## Your task
Search the listing for the string "React" and copy every line that contains it.

## Recorded data
++++++++++++++++++++
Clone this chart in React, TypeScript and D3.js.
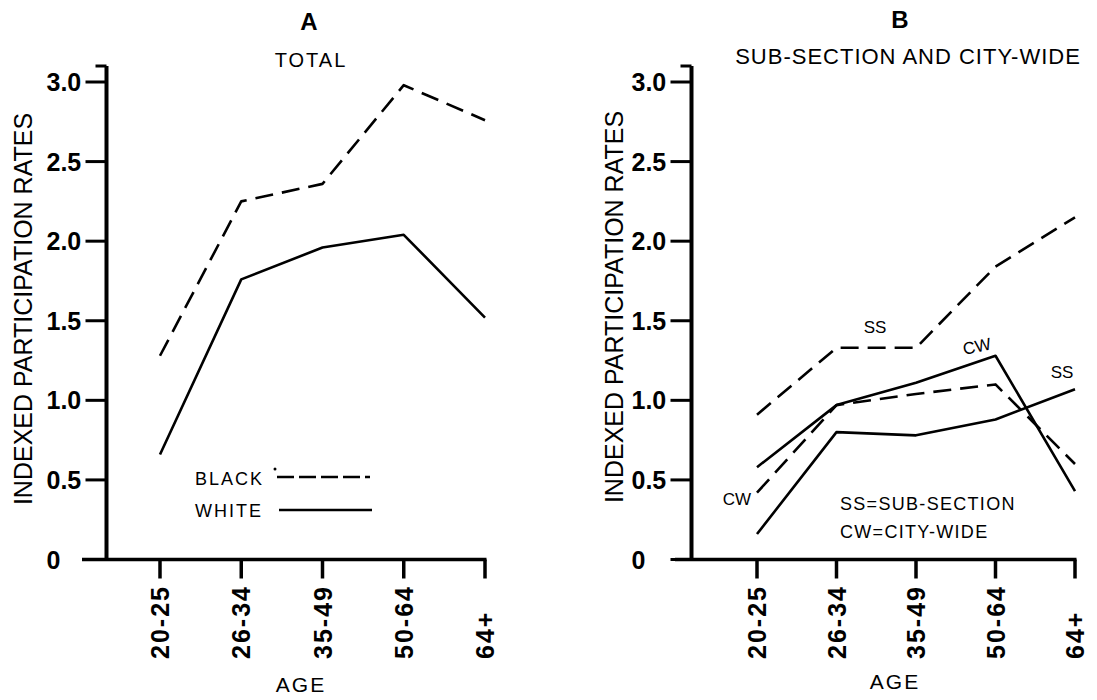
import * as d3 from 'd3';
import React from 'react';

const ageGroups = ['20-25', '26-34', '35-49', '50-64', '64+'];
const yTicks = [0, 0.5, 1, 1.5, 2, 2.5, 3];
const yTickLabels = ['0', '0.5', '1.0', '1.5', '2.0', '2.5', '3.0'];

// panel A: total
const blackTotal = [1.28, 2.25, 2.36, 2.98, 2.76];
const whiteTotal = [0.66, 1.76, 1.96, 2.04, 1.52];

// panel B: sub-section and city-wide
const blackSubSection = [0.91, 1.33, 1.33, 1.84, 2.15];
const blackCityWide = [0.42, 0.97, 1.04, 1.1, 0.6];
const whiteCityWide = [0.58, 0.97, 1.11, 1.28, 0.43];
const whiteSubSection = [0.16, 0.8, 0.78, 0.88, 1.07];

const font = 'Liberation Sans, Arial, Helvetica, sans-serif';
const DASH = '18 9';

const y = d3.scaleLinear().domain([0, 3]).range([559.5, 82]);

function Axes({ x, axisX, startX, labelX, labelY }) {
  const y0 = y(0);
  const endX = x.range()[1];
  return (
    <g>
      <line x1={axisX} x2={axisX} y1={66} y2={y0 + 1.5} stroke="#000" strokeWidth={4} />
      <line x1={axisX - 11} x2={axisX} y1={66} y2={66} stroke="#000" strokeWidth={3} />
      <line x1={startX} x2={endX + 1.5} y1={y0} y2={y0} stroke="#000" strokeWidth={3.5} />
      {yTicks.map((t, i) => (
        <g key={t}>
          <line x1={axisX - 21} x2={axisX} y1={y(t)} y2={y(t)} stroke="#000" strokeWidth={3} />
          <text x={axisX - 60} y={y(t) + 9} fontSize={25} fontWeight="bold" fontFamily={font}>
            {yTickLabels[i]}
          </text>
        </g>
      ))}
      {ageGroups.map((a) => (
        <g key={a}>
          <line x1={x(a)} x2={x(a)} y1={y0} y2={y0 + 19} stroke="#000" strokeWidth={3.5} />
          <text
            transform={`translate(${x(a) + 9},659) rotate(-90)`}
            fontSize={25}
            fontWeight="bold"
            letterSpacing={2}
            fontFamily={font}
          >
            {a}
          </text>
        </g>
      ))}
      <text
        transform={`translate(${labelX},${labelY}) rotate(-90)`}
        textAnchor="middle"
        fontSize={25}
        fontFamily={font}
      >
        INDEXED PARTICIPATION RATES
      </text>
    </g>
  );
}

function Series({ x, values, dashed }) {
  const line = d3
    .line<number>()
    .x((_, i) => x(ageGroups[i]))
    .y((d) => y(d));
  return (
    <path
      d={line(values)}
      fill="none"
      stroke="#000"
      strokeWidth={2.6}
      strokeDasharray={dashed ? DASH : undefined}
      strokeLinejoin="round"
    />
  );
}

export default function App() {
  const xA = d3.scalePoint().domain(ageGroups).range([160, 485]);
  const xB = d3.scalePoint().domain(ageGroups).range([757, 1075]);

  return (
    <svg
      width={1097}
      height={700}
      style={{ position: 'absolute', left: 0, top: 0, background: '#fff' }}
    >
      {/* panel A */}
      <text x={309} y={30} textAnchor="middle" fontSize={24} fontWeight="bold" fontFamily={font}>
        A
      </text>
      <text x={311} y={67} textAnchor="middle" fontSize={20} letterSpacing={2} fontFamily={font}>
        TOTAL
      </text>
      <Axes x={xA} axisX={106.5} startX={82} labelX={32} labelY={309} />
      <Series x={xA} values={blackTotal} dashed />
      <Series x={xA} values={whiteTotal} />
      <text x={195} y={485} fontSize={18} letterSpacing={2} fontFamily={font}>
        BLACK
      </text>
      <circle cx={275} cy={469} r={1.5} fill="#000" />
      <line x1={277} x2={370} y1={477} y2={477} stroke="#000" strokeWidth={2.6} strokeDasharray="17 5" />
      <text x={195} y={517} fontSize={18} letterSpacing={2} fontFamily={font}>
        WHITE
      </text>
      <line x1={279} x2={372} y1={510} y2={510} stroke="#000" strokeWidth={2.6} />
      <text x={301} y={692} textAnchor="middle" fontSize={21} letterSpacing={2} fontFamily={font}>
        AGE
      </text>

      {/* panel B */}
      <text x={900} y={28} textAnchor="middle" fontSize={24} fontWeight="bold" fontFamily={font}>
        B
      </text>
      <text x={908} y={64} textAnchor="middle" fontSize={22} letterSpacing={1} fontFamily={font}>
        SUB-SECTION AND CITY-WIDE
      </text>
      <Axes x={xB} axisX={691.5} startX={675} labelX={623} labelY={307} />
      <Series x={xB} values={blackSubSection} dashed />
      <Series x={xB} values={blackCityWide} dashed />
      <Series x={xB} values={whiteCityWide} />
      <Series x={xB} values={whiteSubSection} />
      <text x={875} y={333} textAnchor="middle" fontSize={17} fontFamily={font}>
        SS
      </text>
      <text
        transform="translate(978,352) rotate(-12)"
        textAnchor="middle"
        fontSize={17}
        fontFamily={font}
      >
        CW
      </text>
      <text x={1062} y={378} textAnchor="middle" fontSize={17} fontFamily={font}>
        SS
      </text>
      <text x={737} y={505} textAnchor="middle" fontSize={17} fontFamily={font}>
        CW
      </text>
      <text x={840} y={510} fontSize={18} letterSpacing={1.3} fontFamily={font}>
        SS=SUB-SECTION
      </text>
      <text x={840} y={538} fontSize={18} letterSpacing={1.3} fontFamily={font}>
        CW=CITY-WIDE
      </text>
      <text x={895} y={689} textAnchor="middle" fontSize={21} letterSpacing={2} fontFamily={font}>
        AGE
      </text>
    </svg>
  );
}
++++++++++++++++++++
## Exercise response
Clone this chart in React, TypeScript and D3.js.
import React from 'react';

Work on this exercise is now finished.